Pracownicy budowy z Rosji, którzy zostali zachęceni do odbudowy okupowanych ukraińskich miast wysokimi zarobkami, nie otrzymują pensji. Wystosowali apel do rosyjskiego przywódcy Władimira Putina. Twierdzą, że pracują bez żadnej umowy i nikt nie słucha ich próśb.
W mediach społecznościowych niesie się nagranie z miasta Szczastia w obwodzie ługańskim, które w tej chwili okupowane jest przez rosyjskie siły. Miejscowość ta poważnie ucierpiała przez rosyjskie ataki, więc władze tzw. Ługańskiej Republiki Ludowej szukały sposobów na jej odbudowę.
Na okupowane tereny wysłano więc robotników z Rosji, którzy skuszeni propagandą planowali odbudowywać "zniszczone przez Ukraińców miasta" i mieć z tego powodu dużą pensję.
"Kiedy postanowiliśmy przyjechać odbudować Ługańską Republikę Ludową, nawet nie podejrzewaliśmy, że możemy zostać oszukani" - mówią robotnicy.
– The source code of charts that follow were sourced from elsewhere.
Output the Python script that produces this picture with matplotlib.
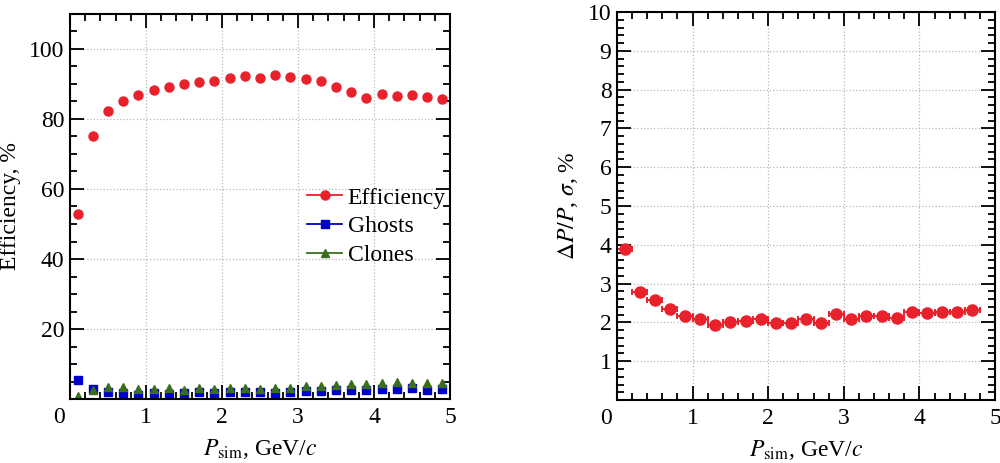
import matplotlib.pyplot as plt
import matplotlib.transforms as mtransforms
import numpy as np
from matplotlib.ticker import MultipleLocator

plt.rcParams['font.family'] = ['Liberation Serif', 'DejaVu Serif']
plt.rcParams['mathtext.fontset'] = 'stix'

# Left panel: efficiency / ghosts / clones vs momentum
p_bins = np.arange(0.1, 5.0, 0.2)
efficiency = [53.0, 75.2, 82.4, 85.0, 86.8, 88.4, 89.2, 90.1, 90.5, 90.8,
              91.7, 92.4, 91.8, 92.6, 92.1, 91.5, 90.8, 89.1, 87.6, 86.1,
              87.1, 86.5, 86.8, 86.3, 85.6]
ghosts = [5.4, 2.8, 2.0, 1.8, 1.3, 1.7, 1.6, 1.7, 1.9, 1.7,
          2.0, 1.9, 2.0, 1.8, 2.0, 2.2, 2.3, 2.5, 2.5, 2.6,
          2.8, 2.95, 3.05, 2.7, 2.95]
clones = [0.9, 2.5, 3.5, 3.4, 2.9, 3.0, 3.05, 2.7, 3.05, 2.9,
          3.05, 3.3, 2.9, 3.3, 3.05, 3.7, 3.6, 3.9, 4.2, 4.2,
          4.6, 4.8, 4.6, 4.5, 4.5]

# Right panel: momentum resolution
p_res = np.arange(0.1, 4.8, 0.2)
resolution = [3.90, 2.78, 2.57, 2.34, 2.17, 2.09, 1.94, 2.01, 2.03, 2.10,
              1.98, 1.98, 2.08, 1.98, 2.23, 2.09, 2.17, 2.16, 2.11, 2.26,
              2.25, 2.26, 2.26, 2.32]
bin_half = 0.1

red = '#e8212b'
blue = '#0000cc'
green = '#3a6e1e'
fs = 17

fig = plt.figure(figsize=(10, 4.63), dpi=100)
ax1 = fig.add_axes([0.070, 0.138, 0.380, 0.832])
ax2 = fig.add_axes([0.617, 0.136, 0.378, 0.838])


def style(ax, xminor, ymajor, yminor):
    ax.xaxis.set_major_locator(MultipleLocator(1))
    ax.xaxis.set_minor_locator(MultipleLocator(xminor))
    ax.yaxis.set_major_locator(MultipleLocator(ymajor))
    ax.yaxis.set_minor_locator(MultipleLocator(yminor))
    ax.tick_params(which='both', direction='in', top=True, right=True,
                   labelsize=fs, width=1.3)
    ax.tick_params(axis='y', pad=4)
    ax.tick_params(axis='x', pad=6)
    ax.tick_params(which='major', length=10)
    ax.tick_params(which='minor', length=5)
    ax.grid(True, which='major', color='#b8b8b8', linestyle=':', linewidth=0.9)
    for s in ax.spines.values():
        s.set_linewidth(1.5)
    ax.set_xlim(0, 5)
    ax.set_xlabel(r'$P_{\rm sim}$, GeV/$c$', fontsize=fs, labelpad=6)
    # the "0" at the origin sits a little left of the corner
    ax.set_xticks(range(6))
    shift = mtransforms.ScaledTranslation(-0.11, 0, fig.dpi_scale_trans)
    lab0 = ax.get_xticklabels()[0]
    lab0.set_transform(lab0.get_transform() + shift)


ax1.plot(p_bins, efficiency, 'o', color=red, ms=6.5, label='Efficiency')
ax1.plot(p_bins, ghosts, 's', color=blue, ms=5.5, label='Ghosts')
ax1.plot(p_bins, clones, '^', color=green, ms=6, label='Clones')
style(ax1, 0.2, 20, 5)
ax1.set_ylim(0, 110)
ax1.set_yticks([20, 40, 60, 80, 100])
ax1.set_ylabel('Efficiency, %', fontsize=fs)
ax1.yaxis.set_label_coords(-0.13, 0.5)
handles = [plt.Line2D([], [], color=red, marker='o', ms=6.5, lw=1.3),
           plt.Line2D([], [], color=blue, marker='s', ms=5.5, lw=1.3),
           plt.Line2D([], [], color=green, marker='^', ms=6, lw=1.3)]
ax1.legend(handles, ['Efficiency', 'Ghosts', 'Clones'], loc='upper left',
           bbox_to_anchor=(0.60, 0.575), frameon=False, fontsize=fs,
           handlelength=1.45, handletextpad=0.25, labelspacing=0.3,
           borderaxespad=0)

ax2.errorbar(p_res, resolution, xerr=bin_half, fmt='o', color=red, ms=8,
             elinewidth=1.4, capsize=2.5, capthick=1.4)
style(ax2, 0.2, 1, 0.2)
ax2.set_ylim(0, 10)
ax2.set_yticks(range(1, 11))
ax2.set_ylabel(r'$\Delta P/P$, $\sigma$, %', fontsize=fs)
ax2.yaxis.set_label_coords(-0.098, 0.5)

fig.savefig('out.png', dpi=100)
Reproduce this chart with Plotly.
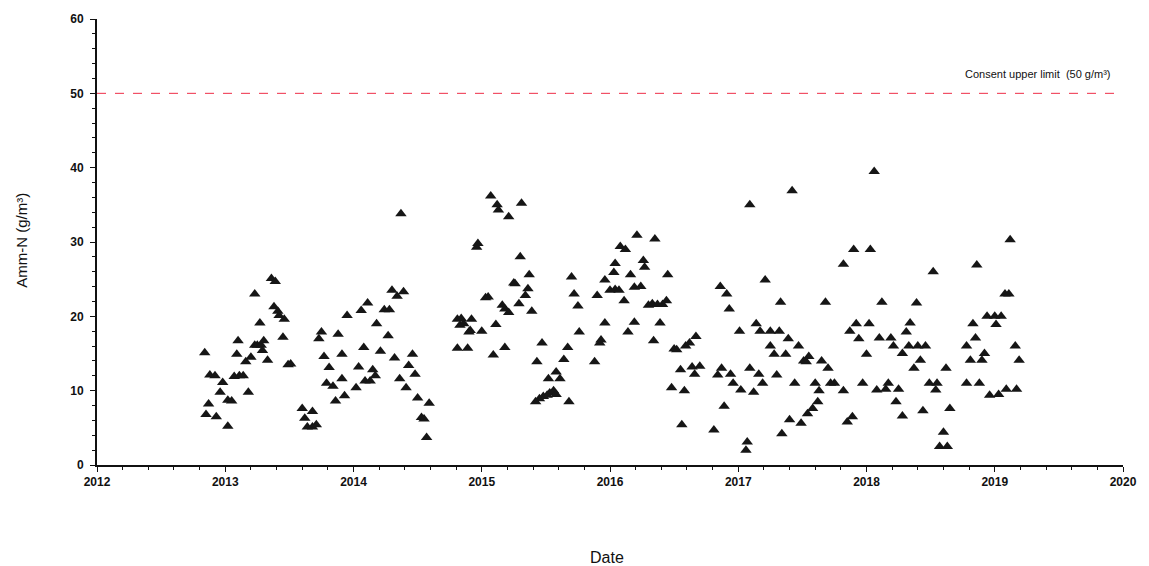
import plotly.graph_objects as go

# Sampling dates (decimal years) and ammonia-nitrogen results (g/m³)
dates = [
    2012.84, 2012.88, 2012.92, 2012.98, 2012.96, 2012.87, 2012.85, 2012.93, 2013.02, 2013.02,
    2013.05, 2013.07, 2013.11, 2013.14, 2013.18, 2013.09, 2013.10, 2013.16, 2013.20, 2013.23,
    2013.25, 2013.28, 2013.30, 2013.29, 2013.33, 2013.23, 2013.27, 2013.36, 2013.39, 2013.38,
    2013.41, 2013.42, 2013.46, 2013.45, 2013.49, 2013.51, 2013.60, 2013.62, 2013.64, 2013.68,
    2013.71, 2013.68, 2013.75, 2013.73, 2013.77, 2013.81, 2013.79, 2013.84, 2013.86, 2013.88,
    2013.91, 2013.91, 2013.93, 2013.95, 2014.02, 2014.04, 2014.06, 2014.08, 2014.09, 2014.13,
    2014.11, 2014.15, 2014.17, 2014.18, 2014.21, 2014.24, 2014.28, 2014.27, 2014.30, 2014.34,
    2014.39, 2014.32, 2014.36, 2014.41, 2014.43, 2014.46, 2014.48, 2014.50, 2014.53, 2014.55,
    2014.59, 2014.57, 2014.37,
    2014.81, 2014.84, 2014.92, 2014.83, 2014.86, 2014.90, 2014.91, 2015.00, 2014.81, 2014.89,
    2014.96, 2014.97, 2015.05, 2015.03, 2015.07, 2015.12, 2015.13, 2015.21, 2015.31, 2015.11,
    2015.09, 2015.18, 2015.16, 2015.18, 2015.21, 2015.25, 2015.26, 2015.30, 2015.29, 2015.34,
    2015.36, 2015.37, 2015.39, 2015.47, 2015.43, 2015.42, 2015.45, 2015.48, 2015.51, 2015.53,
    2015.56, 2015.58, 2015.52, 2015.58, 2015.61, 2015.68, 2015.64, 2015.67, 2015.70, 2015.72,
    2015.75, 2015.76, 2015.88, 2015.90, 2015.92, 2015.93, 2015.96, 2015.96, 2016.00, 2016.04,
    2016.07, 2016.04, 2016.03, 2016.08, 2016.12, 2016.11, 2016.14, 2016.16, 2016.19, 2016.19,
    2016.24, 2016.21, 2016.26, 2016.27, 2016.30, 2016.33, 2016.37, 2016.41, 2016.44, 2016.35,
    2016.34, 2016.39, 2016.45, 2016.50, 2016.52, 2016.59, 2016.62, 2016.67, 2016.48, 2016.58,
    2016.55, 2016.64, 2016.66, 2016.70, 2016.56,
    2016.81, 2016.86, 2016.91, 2016.93, 2016.87, 2016.84, 2016.94, 2016.96, 2016.89, 2017.02,
    2017.01, 2017.06, 2017.07, 2017.09, 2017.12, 2017.14, 2017.17, 2017.25, 2017.32, 2017.16,
    2017.19, 2017.21, 2017.25, 2017.28, 2017.30, 2017.33, 2017.37, 2017.39, 2017.34, 2017.40,
    2017.44, 2017.47, 2017.49, 2017.54, 2017.58, 2017.62, 2017.51, 2017.55, 2017.53, 2017.60,
    2017.63, 2017.65, 2017.68, 2017.70, 2017.72, 2017.75, 2017.82, 2017.82, 2017.90, 2018.03,
    2017.87, 2017.92, 2018.02, 2017.94, 2018.00, 2017.97, 2017.85, 2017.89, 2018.08, 2018.15,
    2018.10, 2018.19, 2018.12, 2018.06, 2017.09, 2017.42,
    2018.21, 2018.34, 2018.31, 2018.33, 2018.40, 2018.46, 2018.28, 2018.42, 2018.37, 2018.17,
    2018.25, 2018.23, 2018.28, 2018.49, 2018.55, 2018.54, 2018.44, 2018.62, 2018.65, 2018.60,
    2018.57, 2018.63, 2018.39, 2018.52, 2018.86, 2019.12, 2019.08, 2019.11, 2018.94, 2019.00,
    2019.05, 2019.01, 2018.83, 2018.85, 2018.78, 2018.81, 2018.90, 2018.92, 2018.78, 2018.88,
    2018.96, 2019.03, 2019.09, 2019.17, 2019.16, 2019.19,
]
amm_n = [
    15.1, 12.1, 12.0, 11.1, 9.8, 8.2, 6.8, 6.5, 5.2, 8.7,
    8.6, 11.9, 12.0, 12.0, 9.8, 14.9, 16.7, 13.9, 14.5, 16.1,
    16.1, 16.1, 16.7, 15.4, 14.1, 23.0, 19.1, 25.1, 24.7, 21.3,
    20.7, 20.1, 19.6, 17.2, 13.5, 13.6, 7.6, 6.3, 5.1, 5.1,
    5.4, 7.2, 17.9, 17.0, 14.6, 13.1, 11.0, 10.6, 8.6, 17.6,
    14.9, 11.6, 9.3, 20.1, 10.4, 13.2, 20.8, 15.8, 11.3, 11.3,
    21.8, 12.8, 12.0, 19.0, 15.3, 20.9, 20.9, 17.4, 23.5, 22.7,
    23.3, 14.4, 11.6, 10.4, 13.4, 14.9, 12.2, 9.0, 6.4, 6.2,
    8.3, 3.7, 33.8,
    19.6, 19.7, 19.6, 18.8, 19.0, 17.9, 18.1, 18.0, 15.7, 15.7,
    29.3, 29.8, 22.6, 22.5, 36.2, 35.0, 34.3, 33.4, 35.2, 18.9,
    14.8, 15.8, 21.5, 21.0, 20.5, 24.5, 24.4, 28.0, 21.7, 22.8,
    23.7, 25.6, 20.7, 16.4, 13.9, 8.5, 8.9, 9.2, 9.4, 9.7,
    10.0, 9.5, 11.6, 12.5, 11.6, 8.5, 14.2, 15.8, 25.3, 23.0,
    21.4, 17.9, 13.9, 22.8, 16.4, 16.8, 19.1, 24.9, 23.5, 23.6,
    23.5, 27.1, 25.9, 29.4, 29.0, 22.1, 17.9, 25.6, 19.2, 23.9,
    24.0, 30.9, 27.5, 26.6, 21.5, 21.7, 21.6, 21.6, 22.1, 30.4,
    16.7, 19.1, 25.6, 15.6, 15.5, 16.0, 16.4, 17.3, 10.4, 10.0,
    12.8, 13.2, 12.2, 13.3, 5.4,
    4.7, 24.0, 23.0, 21.0, 13.0, 12.1, 12.2, 11.0, 7.9, 10.1,
    18.0, 2.0, 3.1, 13.0, 9.8, 19.0, 18.0, 18.0, 18.0, 12.2,
    11.0, 24.9, 16.0, 14.9, 12.1, 21.9, 14.9, 17.0, 4.2, 6.1,
    11.0, 16.0, 5.6, 6.9, 7.6, 8.5, 14.0, 14.6, 13.9, 11.0,
    10.0, 14.0, 21.9, 13.0, 11.0, 11.0, 10.0, 27.0, 29.0, 29.0,
    18.0, 19.0, 19.0, 17.0, 14.9, 11.0, 5.8, 6.5, 10.1, 10.2,
    17.1, 17.1, 21.9, 39.5, 35.0, 36.9,
    16.0, 19.1, 17.9, 16.0, 16.0, 16.0, 15.0, 14.1, 13.0, 11.0,
    10.2, 8.5, 6.6, 11.0, 11.0, 10.1, 7.3, 13.0, 7.6, 4.4,
    2.5, 2.5, 21.8, 26.0, 26.9, 30.3, 23.0, 23.0, 20.0, 20.0,
    20.0, 18.9, 19.0, 17.1, 16.0, 14.1, 14.1, 15.0, 11.0, 11.0,
    9.4, 9.5, 10.2, 10.2, 16.0, 14.1,
]

# Consent limit and axis extents
consent_limit = 50
limit_label = "Consent upper limit  (50 g/m³)"
year_range = [2012, 2020]
year_ticks = list(range(2012, 2021))
y_range = [0, 60]

FONT = "Liberation Sans, Arial, sans-serif"

fig = go.Figure()

fig.add_trace(go.Scatter(
    x=year_range, y=[consent_limit, consent_limit],
    mode="lines",
    line=dict(color="#ee2e48", width=1, dash="dash"),
    hoverinfo="skip", showlegend=False,
))

fig.add_trace(go.Scatter(
    x=dates, y=amm_n,
    mode="markers",
    marker=dict(symbol="triangle-up", size=10, color="#161616",
                line=dict(width=0)),
    showlegend=False,
))

fig.add_annotation(
    x=2019.92, y=52.6, xref="x", yref="y",
    text=limit_label, showarrow=False, xanchor="right", yanchor="middle",
    font=dict(family=FONT, size=11, color="#111"),
)

# Axis titles
fig.add_annotation(
    x=0.497, y=-0.208, xref="paper", yref="paper",
    text="Date", showarrow=False, xanchor="center", yanchor="middle",
    font=dict(family=FONT, size=16, color="#111"),
)
fig.add_annotation(
    x=-0.073, y=0.503, xref="paper", yref="paper",
    text="Amm-N (g/m³)", showarrow=False, textangle=-90,
    xanchor="center", yanchor="middle",
    font=dict(family=FONT, size=15, color="#111"),
)

axis_font = dict(family=FONT, size=12, color="#111", weight="bold")

fig.update_xaxes(
    range=year_range, tickvals=year_ticks, ticktext=[str(t) for t in year_ticks],
    showgrid=False, zeroline=False,
    showline=True, linecolor="#111", linewidth=2,
    ticks="outside", ticklen=5, tickwidth=1.2, tickcolor="#111",
    minor=dict(dtick=0.2, ticks="outside", ticklen=3, tickcolor="#111", tickwidth=1),
    tickfont=axis_font,
)
fig.update_yaxes(
    range=y_range, dtick=10, tick0=0,
    showgrid=False, zeroline=False,
    showline=True, linecolor="#111", linewidth=2,
    ticks="outside", ticklen=5, tickwidth=1.2, tickcolor="#111",
    minor=dict(dtick=2, ticks="outside", ticklen=3, tickcolor="#111", tickwidth=1),
    tickfont=axis_font, ticklabelstandoff=4,
)

fig.update_layout(
    width=1149, height=566,
    margin=dict(l=97, r=20, t=18, b=101),
    plot_bgcolor="white", paper_bgcolor="white",
    hovermode="closest",
)

fig.write_html("out.html")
Jak twierdzą, pracują bez żadnej umowy, a od samozwańczych władz od dłuższego czasu nie mogą doprosić się wypłaty. Ponadto, jak dodają, nikt nie słucha ich próśb odnośnie warunków pracy. Nie doprecyzowali jednak, o jakie dokładnie warunki chodzi. Proszą o pomoc rosyjskiego przywódcy Władimira Putina.